Campbell-Taylor, a producer whose credits include “So You Think You Can Dance” and “The Masked Singer,” says the team was inspired by shows such as “Sleep No More,” a long-running New York production that tasks guests to piece together the narrative by following various scenes throughout the McKittrick Hotel. “Castle in the Sky” participants are invited to stick around after the production for a post-show reception with a bar and a live band; that’s also a good time to mingle with strangers and discuss which scenes each of you missed.
“We worked really hard to weave together and craft narrative and emotion so you can have an understanding, even if you don’t know what happened,” Campbell-Taylor says. “Our show is a deconstructed narrative, but it does have a beginning, middle and end for each character, and a beginning, middle and end for the show itself.”
In my time with the show on its opening weekend — “Castle in the Sky” runs trough Nov. 30 — I opted to get a glimpse into each character’s storyline rather than sticking with one performer for the evening. I saw the isolation felt by Oviatt’s wife, Mary (Nicole Pacent), the misguided attention sought by his son, James Jr. (Connor McRaith), and a performative marriage from Hollywood actors going up in flames.

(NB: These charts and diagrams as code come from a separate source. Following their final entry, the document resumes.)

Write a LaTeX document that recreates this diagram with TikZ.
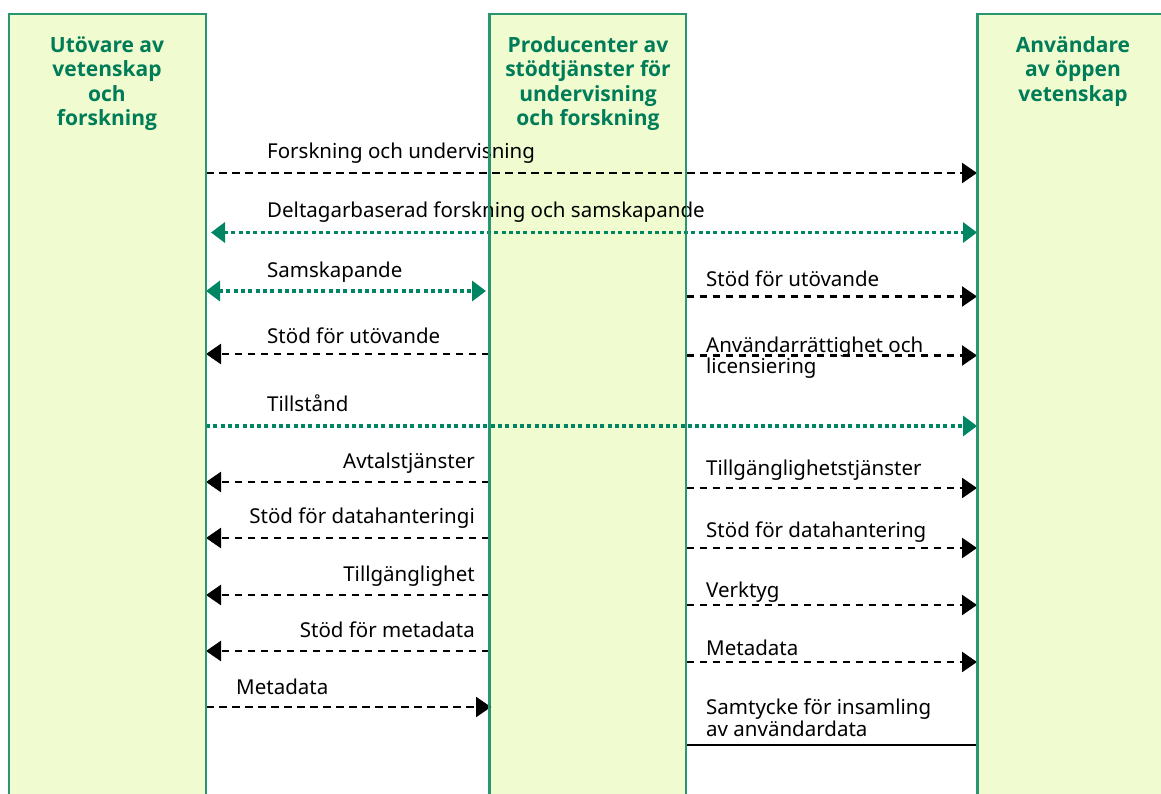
\documentclass[tikz,border=0pt]{standalone}
\usepackage{fontspec}
\setmainfont{Noto Sans}
\newfontfamily\titlefont{Open Sans}
\usetikzlibrary{arrows.meta}
\definecolor{lanefill}{RGB}{240,252,208}
\definecolor{laneborder}{RGB}{40,150,110}
\definecolor{titlegreen}{RGB}{0,125,88}
\definecolor{arrgreen}{RGB}{0,133,98}
\begin{document}
\begin{tikzpicture}[x=1pt,y=-1pt,
  lane/.style={rectangle, inner sep=0pt, anchor=north west, minimum height=800pt, fill=lanefill, draw=laneborder, line width=1.5pt},
  laneedge/.style={draw=laneborder, line width=1.5pt},
  ttl/.style={anchor=base, align=center, inner sep=0pt, text=titlegreen, font=\titlefont\bfseries\fontsize{21}{24.3}\selectfont},
  lbl/.style={inner sep=0pt, align=left, font=\fontsize{20.5}{20}\selectfont},
  lblr/.style={inner sep=0pt, align=right, anchor=base east, font=\fontsize{20.5}{20}\selectfont},
  blk/.style={line width=2.5pt, dash pattern=on 7.5pt off 5.5pt, -{Triangle[length=15pt,width=20pt]}},
  grn/.style={draw=arrgreen, line width=3.5pt, dash pattern=on 4pt off 3.3pt, -{Triangle[length=14pt,width=20pt]}},
  grn2/.style={grn, {Triangle[length=14pt,width=20pt]}-{Triangle[length=14pt,width=20pt]}},
  solidline/.style={line width=2.5pt}
]
\clip (0,0) rectangle (1161,794);
% lanes
\node[lane, minimum width=196pt] (laneU) at (8.5,14) {};
\node[lane, minimum width=196pt] (laneP) at (489,14) {};
\node[lane, minimum width=210pt] (laneA) at (977,14) {};
% titles (anchor base = baseline of last line)
\node[ttl] (tU) at (107,125.4) {Utövare av\\vetenskap\\och\\forskning};
\node[ttl] (tP) at (588,125.4) {Producenter av\\stödtjänster för\\undervisning\\och forskning};
\node[ttl] (tA) at (1073,101.1) {Användare\\av öppen\\vetenskap};

% Forskning och undervisning
\node[lbl, anchor=base west] (l1) at (267,158.5) {Forskning och undervisning};
\draw[blk] (laneU.east |- 0,173) -- (laneA.west |- 0,173);
% Deltagarbaserad
\node[lbl, anchor=base west] (l2) at (267,218) {Deltagarbaserad forskning och samskapande};
\draw[grn2] ([xshift=5pt]laneU.east |- 0,232.5) -- (laneA.west |- 0,232.5);
% Samskapande
\node[lbl, anchor=base west] (l3) at (267,277.5) {Samskapande};
\draw[grn2] (laneU.east |- 0,291) -- ([xshift=-3pt]laneP.west |- 0,291);
% Stöd för utövande right
\node[lbl, anchor=base west] (r1) at (706,286.5) {Stöd för utövande};
\draw[blk] (laneP.east |- 0,296.5) -- (laneA.west |- 0,296.5);
% Stöd för utövande left
\node[lbl, anchor=base west] (l4) at (267,343.5) {Stöd för utövande};
\draw[blk] (laneP.west |- 0,354) -- (laneU.east |- 0,354);
% Användarrättighet
\node[lbl, anchor=base west] (r2) at (706,373.5) {Användarrättighet och\\licensiering};
\draw[blk] (laneP.east |- 0,355.5) -- (laneA.west |- 0,355.5);
% Tillstånd
\node[lbl, anchor=base west] (l5) at (267,411) {Tillstånd};
\draw[grn] (laneU.east |- 0,426) -- (laneA.west |- 0,426);
% Avtalstjänster
\node[lblr] (l6) at (475,468) {Avtalstjänster};
\draw[blk] (laneP.west |- 0,482) -- (laneU.east |- 0,482);
% Tillgänglighetstjänster
\node[lbl, anchor=base west] (r3) at (706,475) {Tillgänglighetstjänster};
\draw[blk] (laneP.east |- 0,488) -- (laneA.west |- 0,488);
% Stöd för datahanteringi
\node[lblr] (l7) at (475,523) {Stöd för datahanteringi};
\draw[blk] (laneP.west |- 0,538) -- (laneU.east |- 0,538);
% Stöd för datahantering
\node[lbl, anchor=base west] (r4) at (706,537) {Stöd för datahantering};
\draw[blk] (laneP.east |- 0,548) -- (laneA.west |- 0,548);
% Tillgänglighet
\node[lblr] (l8) at (475,581) {Tillgänglighet};
\draw[blk] (laneP.west |- 0,595) -- (laneU.east |- 0,595);
% Verktyg
\node[lbl, anchor=base west] (r5) at (706,597) {Verktyg};
\draw[blk] (laneP.east |- 0,605) -- (laneA.west |- 0,605);
% Stöd för metadata
\node[lblr] (l9) at (475,637) {Stöd för metadata};
\draw[blk] (laneP.west |- 0,651) -- (laneU.east |- 0,651);
% Metadata right
\node[lbl, anchor=base west] (r6) at (706,655) {Metadata};
\draw[blk] (laneP.east |- 0,662) -- (laneA.west |- 0,662);
% Metadata left
\node[lbl, anchor=base west] (l10) at (236,694) {Metadata};
\draw[blk] (laneU.east |- 0,707) -- ([xshift=2pt]laneP.west |- 0,707);
% Samtycke
\node[lbl, anchor=base west] (r7) at (706,736) {Samtycke för insamling\\av användardata};
\draw[solidline] (laneP.east |- 0,745) -- (laneA.west |- 0,745);

% lane borders on top
\draw[laneedge] (laneU.south west) rectangle (laneU.north east);
\draw[laneedge] (laneP.south west) rectangle (laneP.north east);
\draw[laneedge] (laneA.south west) rectangle (laneA.north east);
\end{tikzpicture}
\end{document}
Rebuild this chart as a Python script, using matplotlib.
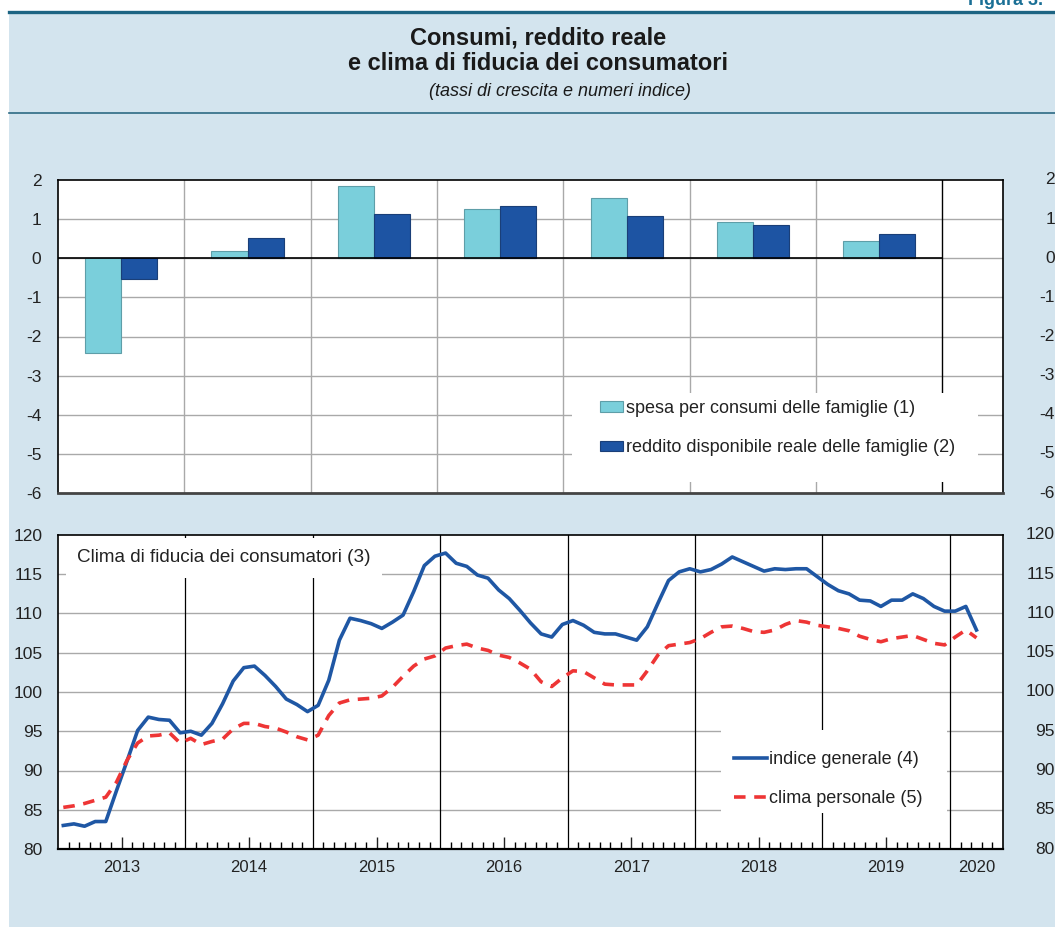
import numpy as np
import matplotlib.pyplot as plt
from matplotlib.patches import Rectangle
from matplotlib.lines import Line2D
import matplotlib.transforms as mtransforms

plt.rcParams['font.family'] = ['Liberation Sans', 'DejaVu Sans']
plt.rcParams['axes.unicode_minus'] = False

# --- dati ---
anni = ['2013', '2014', '2015', '2016', '2017', '2018', '2019']
spesa = [-2.43, 0.18, 1.84, 1.25, 1.55, 0.92, 0.43]
reddito = [-0.54, 0.51, 1.14, 1.33, 1.07, 0.86, 0.61]

anni_mesi = anni + ['2020']
# clima di fiducia, dati mensili gen 2013 - mar 2020
indice_generale = [83.0, 83.2, 82.9, 83.5, 83.5, 87.4, 91.2, 95.1, 96.8, 96.5, 96.4, 94.8,
                   95.0, 94.5, 96.0, 98.5, 101.4, 103.1, 103.3, 102.1, 100.7, 99.1, 98.4, 97.5,
                   98.3, 101.5, 106.6, 109.4, 109.1, 108.7, 108.1, 108.9, 109.8, 112.8, 116.1, 117.3,
                   117.7, 116.4, 116.0, 114.9, 114.5, 113.0, 111.9, 110.4, 108.8, 107.4, 107.0, 108.6,
                   109.1, 108.5, 107.6, 107.4, 107.4, 107.0, 106.6, 108.3, 111.3, 114.2, 115.3, 115.7,
                   115.3, 115.6, 116.3, 117.2, 116.6, 116.0, 115.4, 115.7, 115.6, 115.7, 115.7, 114.7,
                   113.7, 112.9, 112.5, 111.7, 111.6, 110.9, 111.7, 111.7, 112.5, 111.9, 110.9, 110.3,
                   110.3, 110.9, 107.9]
clima_personale = [85.3, 85.5, 85.8, 86.2, 86.6, 88.5, 91.3, 93.5, 94.4, 94.5, 94.8, 93.5,
                   94.1, 93.3, 93.7, 94.0, 95.3, 96.0, 96.0, 95.6, 95.4, 94.9, 94.3, 93.9,
                   94.5, 97.0, 98.6, 99.0, 99.1, 99.2, 99.5, 100.6, 102.0, 103.3, 104.2, 104.6,
                   105.6, 105.9, 106.1, 105.6, 105.3, 104.7, 104.4, 103.7, 102.9, 101.3, 100.7, 101.8,
                   102.7, 102.6, 101.8, 101.0, 100.9, 100.9, 100.9, 102.7, 104.7, 105.9, 106.1, 106.3,
                   106.8, 107.6, 108.3, 108.4, 108.1, 107.7, 107.6, 107.9, 108.6, 109.1, 108.9, 108.5,
                   108.3, 108.1, 107.8, 107.1, 106.7, 106.4, 106.8, 107.0, 107.2, 106.7, 106.2, 106.0,
                   107.0, 107.9, 106.9]

celeste = '#7ACFDB'
blu = '#1D54A3'
linea_blu = '#1F57A4'
rosso = '#EE3535'
sfondo = '#D3E4EE'
teal = '#1C6483'
griglia = '#A9A9A9'
testo = '#222222'

fig = plt.figure(figsize=(10.55, 9.27), dpi=100, facecolor='white')
W, H = 1055.0, 927.0

# pannello di sfondo e linee di testata
fig.patches.append(Rectangle((9 / W, 0), 1 - 9 / W, 1 - 12 / H, transform=fig.transFigure,
                             facecolor=sfondo, edgecolor='none', zorder=-5))
fig.lines.append(Line2D([9 / W, 1], [1 - 12 / H, 1 - 12 / H], transform=fig.transFigure,
                        color=teal, lw=2.4, zorder=-4))
fig.lines.append(Line2D([9 / W, 1], [1 - 113 / H, 1 - 113 / H], transform=fig.transFigure,
                        color='#2D6A84', lw=1.2, zorder=-4))
fig.text(968 / W, 1 - 5 / H, 'Figura 3.', color='#1A6F95', fontsize=13, fontweight='bold',
         ha='left', va='baseline')

fig.text(538 / W, 1 - 38 / H, 'Consumi, reddito reale', fontsize=17,
         fontweight='bold', ha='center', va='center', color='#1a1a1a')
fig.text(538 / W, 1 - 64 / H, 'e clima di fiducia dei consumatori', fontsize=17,
         fontweight='bold', ha='center', va='center', color='#1a1a1a')
fig.text(560 / W, 1 - 91 / H, '(tassi di crescita e numeri indice)', fontsize=13,
         style='italic', ha='center', va='center', color='#1a1a1a')

# ---------------- grafico a barre ----------------
ax1 = fig.add_axes([58 / W, 1 - 493 / H, 945 / W, 313 / H])
x = np.arange(len(anni)) + 0.5
w = 0.285
ax1.bar(x - w / 2, spesa, w, color=celeste, edgecolor='#5E9EA8', lw=0.8, zorder=3,
        label='spesa per consumi delle famiglie (1)')
ax1.bar(x + w / 2, reddito, w, color=blu, edgecolor='#1A3F78', lw=0.8, zorder=3,
        label='reddito disponibile reale delle famiglie (2)')
ax1.set_xlim(0, 7.48)
ax1.set_ylim(-6, 2)
ax1.set_yticks(range(-6, 3))
ax1.set_xticks([])
for v in range(-5, 2):
    ax1.axhline(v, color=griglia, lw=1, zorder=0.5)
for k in range(1, 7):
    ax1.axvline(k, color=griglia, lw=1, zorder=0.5)
ax1.axvline(7, color='black', lw=1, zorder=1)
ax1.plot([0, 7], [0, 0], color='black', lw=1.2, zorder=4)
ax1.tick_params(axis='y', length=0, pad=12, labelsize=12.5, colors=testo)
for sp in ['left', 'top', 'right']:
    ax1.spines[sp].set_color('black')
    ax1.spines[sp].set_linewidth(1.2)
ax1.spines['bottom'].set_color('#444444')
ax1.spines['bottom'].set_linewidth(2)
tr1 = mtransforms.blended_transform_factory(ax1.transAxes, ax1.transData)
for v in range(-6, 3):
    ax1.text(1.055, v, str(v), transform=tr1, ha='right', va='center', fontsize=12.5,
             color=testo, clip_on=False)
ax1.add_patch(Rectangle((0.5439, 0.0351), 0.4296, 0.2844, transform=ax1.transAxes,
                        facecolor='white', edgecolor='none', zorder=2))
ax1.legend(loc='upper left', bbox_to_anchor=(0.5735, 0.297), frameon=False, fontsize=13,
           borderpad=0, borderaxespad=0, handlelength=1.28, handleheight=0.5,
           handletextpad=0.17, labelspacing=1.22, labelcolor=testo)

# ---------------- grafico a linee ----------------
ax2 = fig.add_axes([58 / W, 1 - 849 / H, 945 / W, 314 / H])
mesi = np.arange(len(indice_generale)) + 0.5
ax2.plot(mesi, indice_generale, color=linea_blu, lw=2.6, zorder=3, label='indice generale (4)')
ax2.plot(mesi, clima_personale, color=rosso, lw=2.6, dashes=(3.2, 2.4), zorder=3,
         label='clima personale (5)')
ax2.set_xlim(0, 89)
ax2.set_ylim(80, 120)
ax2.set_yticks(range(80, 121, 5))
for v in range(85, 120, 5):
    ax2.axhline(v, color=griglia, lw=1, zorder=0.5)
for k in range(12, 89, 12):
    ax2.axvline(k, color='black', lw=0.9, zorder=1)

centri = [12 * i + 6 for i in range(7)] + [86.5]
ax2.set_xticks(centri)
ax2.set_xticklabels(anni_mesi)
ax2.xaxis.get_major_ticks()[-1].tick1line.set_visible(False)
minori = [m for m in range(1, 89) if m % 12 not in (0, 6)]
ax2.set_xticks(minori, minor=True)
ax2.tick_params(axis='x', which='major', direction='in', length=9, width=1, pad=8,
                labelsize=12, colors=testo)
ax2.tick_params(axis='x', which='minor', direction='in', length=5, width=1)
ax2.tick_params(axis='y', length=0, pad=11, labelsize=12.5, colors=testo)
for sp in ax2.spines.values():
    sp.set_color('black')
    sp.set_linewidth(1.2)
ax2.spines['bottom'].set_linewidth(1.6)
tr2 = mtransforms.blended_transform_factory(ax2.transAxes, ax2.transData)
for v in range(80, 121, 5):
    ax2.text(1.055, v, str(v), transform=tr2, ha='right', va='center', fontsize=12.5,
             color=testo, clip_on=False)
ax2.text(0.0201, 0.9268, 'Clima di fiducia dei consumatori (3)', transform=ax2.transAxes,
         fontsize=13.6, color=testo, va='center', ha='left', zorder=2,
         bbox=dict(boxstyle='square,pad=0.6', facecolor='white', edgecolor='none'))
ax2.add_patch(Rectangle((0.7016, 0.1146), 0.2391, 0.2644, transform=ax2.transAxes,
                        facecolor='white', edgecolor='none', zorder=2))
ax2.legend(loc='upper left', bbox_to_anchor=(0.7153, 0.312), frameon=False, fontsize=13,
           borderpad=0, borderaxespad=0, handlelength=1.83, handletextpad=0.11,
           labelspacing=1.22, labelcolor=testo)

plt.savefig('out.png', dpi=100, facecolor='white')
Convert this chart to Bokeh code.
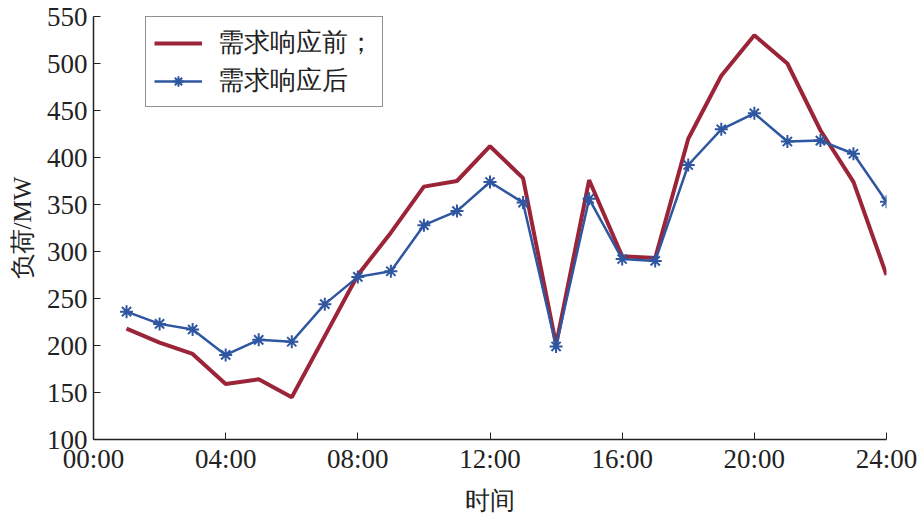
from bokeh.plotting import figure
from bokeh.models import FixedTicker, Legend, LegendItem, ColumnDataSource
from bokeh.embed import file_html
from bokeh.resources import INLINE

hours = list(range(1, 25))
before = [218, 203, 191, 159, 164, 145, 210, 275, 320, 369, 375, 412,
          378, 201, 376, 295, 293, 420, 487, 530, 500, 429, 374, 275]
after = [236, 223, 217, 190, 206, 204, 244, 273, 279, 328, 343, 374,
         352, 199, 356, 292, 290, 392, 430, 447, 417, 418, 404, 353]
x_ticks = [0, 4, 8, 12, 16, 20, 24]
x_tick_labels = ["00:00", "04:00", "08:00", "12:00", "16:00", "20:00", "24:00"]
y_ticks = [100, 150, 200, 250, 300, 350, 400, 450, 500, 550]
series_names = ["需求响应前；", "需求响应后"]

RED = "#9B2438"
BLUE = "#2F56A0"
FONT = "Liberation Serif"

p = figure(width=921, height=516, output_backend="svg", toolbar_location=None,
           x_range=(0, 24), y_range=(100, 550),
           min_border_left=93, min_border_right=35, min_border_top=16, min_border_bottom=76)
p.outline_line_color = None
p.grid.visible = False

src = ColumnDataSource(dict(h=hours, before=before, after=after))
r1 = p.line("h", "before", source=src, line_color=RED, line_width=4)
r2 = p.line("h", "after", source=src, line_color=BLUE, line_width=2.5)
r3 = p.scatter("h", "after", source=src, marker="asterisk", size=13,
               line_color=BLUE, line_width=2)

p.xaxis.ticker = FixedTicker(ticks=x_ticks)
p.xaxis.major_label_overrides = {t: l for t, l in zip(x_ticks, x_tick_labels)}
p.yaxis.ticker = FixedTicker(ticks=y_ticks)

for ax in (p.xaxis[0], p.yaxis[0]):
    ax.major_tick_in = 7
    ax.major_tick_out = 0
    ax.minor_tick_line_color = None
    ax.axis_line_color = "#222222"
    ax.major_tick_line_color = "#222222"
    ax.axis_line_width = 1.5
    ax.major_label_text_font = FONT
    ax.major_label_text_font_size = "27px"
    ax.major_label_text_color = "#222222"
    ax.axis_label_text_font = FONT
    ax.axis_label_text_font_style = "normal"
    ax.axis_label_text_color = "#222222"
    ax.axis_label_text_font_size = "25px"

p.xaxis.axis_label = "时间"
p.yaxis.axis_label = "负荷/MW"
p.xaxis.major_label_standoff = 4
p.yaxis.major_label_standoff = 6
p.xaxis.axis_label_standoff = 10
p.yaxis.axis_label_standoff = 8

legend = Legend(items=[LegendItem(label=series_names[0], renderers=[r1]),
                       LegendItem(label=series_names[1], renderers=[r2, r3])],
                location=(52, 332))
legend.label_text_font = FONT
legend.label_text_font_size = "26px"
legend.label_text_color = "#222222"
legend.glyph_width = 48
legend.glyph_height = 26
legend.label_height = 26
legend.spacing = 3
legend.padding = 8
legend.margin = 0
legend.border_line_color = "#222222"
legend.border_line_width = 1.5
legend.label_standoff = 16
p.add_layout(legend, "center")

open("out.html", "w").write(file_html(p, INLINE))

The Oviatt I witnessed, as performed by Circus-Szalewski was controlling, voyeuristic and desperate, and it helped to have read up a bit on the real Oviatt’s history before seeing “Castle in the Sky.” To know, for instance, that he proposed to his wife, a former shop girl half his age, after seeing her at work in his store. Oviatt’s name appeared regularly in this newspaper throughout the ’20s and ’30s. His yearly trips to Europe for fashion inspiration were the stuff of gossip-making headlines.
“James Oviatt was very transactional in all of his relationships with everyone around him,” Campbell-Taylor says. “Both sides of those transactions was something we explored a lot.”
“Castle in the Sky” can be lightly interactive. For the bulk of the 21 and over show, we are simply an audience, watching in one scene a bedroom seduction and the results of overindulging at a party in another. (It’s said that Oviatt throughout Prohibition had a near endless supply of alcohol, turning his parties into some of the most in-demand places in the city). But there are times we may be spoken to, or find ourselves engaging in a game of Rock Paper Scissors with other attendees.
Other scenes, however, are purely interpretive, pulling on the experimental dance choreography expertise of Phillips and Thomsen. One features a character giving himself a shave, the daily task treated as if it’s a delicate dance atop a music box.
Don’t, in other words, expect any big Charleston-inspired dance numbers. “That’s something we’ve all seen before,” Phillips says. “It was a challenge to stay within the era, but these were full people. They didn’t only do the Charleston. That’s just one little thing that has lingered. They had full lives, and we wanted to express that through dance and performance without falling into a novelty.”
The hope is that “Castle in the Sky” won’t feel solely like a period piece, despite the costumes and aesthetics of the penthouse. After all, its themes, centered on the emptiness of power — and the vapidity of those who seek to be close to it — are timeless, especially in this city.
“We put you in the present, even though we’re telling a story about the past,” Phillips says.